Despite the victory by state against the four former employees of the Department of land, the state could not secure the same at the highest court in the land recently. Initially the High Court ÔÇô through Justice Nthomiwa Godfrey Nthomiwa had given the state green light to forfeit the P10.5 million that was being battled for against Kgori Capital.

Kgori Capital attorney – Busang Manawe made calculated move, appealing against Justice Nthomiwa’s ruling which was made in April 2019.

In his submission, at the Court of Appeal and even at the High Court, the defendants’ attorney decried of the abuse of PICA by the Directorate of Public Prosecution (DPP) especially in most of the cases that are related to the P230 million National Petroleum Fund (NPF) saga.

By Friday last week, three panel of Court of Appeal Judges being Judge President, Ian Kirby, Justice Harms and Justice Isaac Lesetedi absolved Kenneth Kerekang, former Kgori Capital director – Bakang Seretse and Kgori capital Directors Sarifa Noor and Alfonse Nzinge from any wrong doing.

The Judges said out of the four charges namely money laundering, abuse of office, Cheating of Public Revenue, and obtaining by Public pretences the state has failed to provide any evidence that suggests that Kgori capital was in breach of the binding service agreement.

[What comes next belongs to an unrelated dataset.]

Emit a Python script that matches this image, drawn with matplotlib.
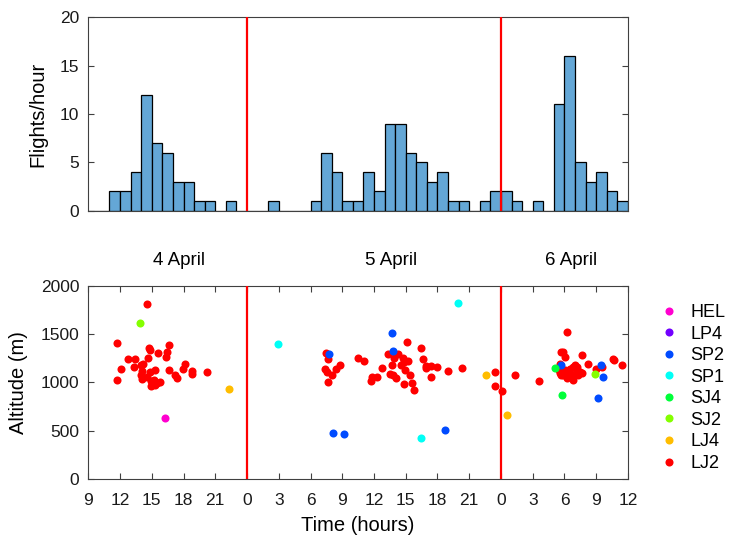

The Court of appeal judges’ fall short of agreeing with defense that the state is abusing PICA as evidence by their line of dismissal arguing that the heads of arguments by DPP were rather laconic and oral arguments was somewhat different from what had been the case until then.

The judges said, on question as to who had been deceived by Kgori, counsel for DPP Ernest Mosate and his team gave no answer because there was no answer because the government represented by Kerekang knew all and more than two signatories to the mandate and that everyone knew that the management obligation which had to fall on Kgori was due to begin within days.

”Everyone knew that a fee had to be discussed with the department which was at least ostensibly represented by Kerekang. Kgori was not going to do it for free. There was no indication that a fee had to be subject of separate tender process which in any event would have been in breach of the binding service agreement, ”said the judges

On a charge of Public revenue the judges said Kgori was not shown to have acted fraudulently, because the ground was not established even on a prima facie basis.

The court of appeal also found that in a charge of abuse of office, Kerekang was not party to the proceedings because he had not directly or indirectly used his position in a public body to obtain any valuables consideration to benefit himself.

The judges said The High court was wrong to arrive at a conclusion that a serious crime related activity was committed by Kerekang.

The test, the CoA said, is whether Kgori Capital was engaged in a serious crime related activity and to benefit from a crime is not the same as engaging in a crime.

The judges slapped at the state prosecutions legal team for their shoddy work arguing that they have failed to deal and protect government by rebuffing the evidence of Sharifa Noor who is a director and chief operations manager at Kgori capital.

CoA further stated that Kgori Capital openly dealt with the investment portfolio, issued monthly invoices, provides reports, and that it did not as DPP said, go into a spending spree, it did not dissipate money and that it did not move and hide.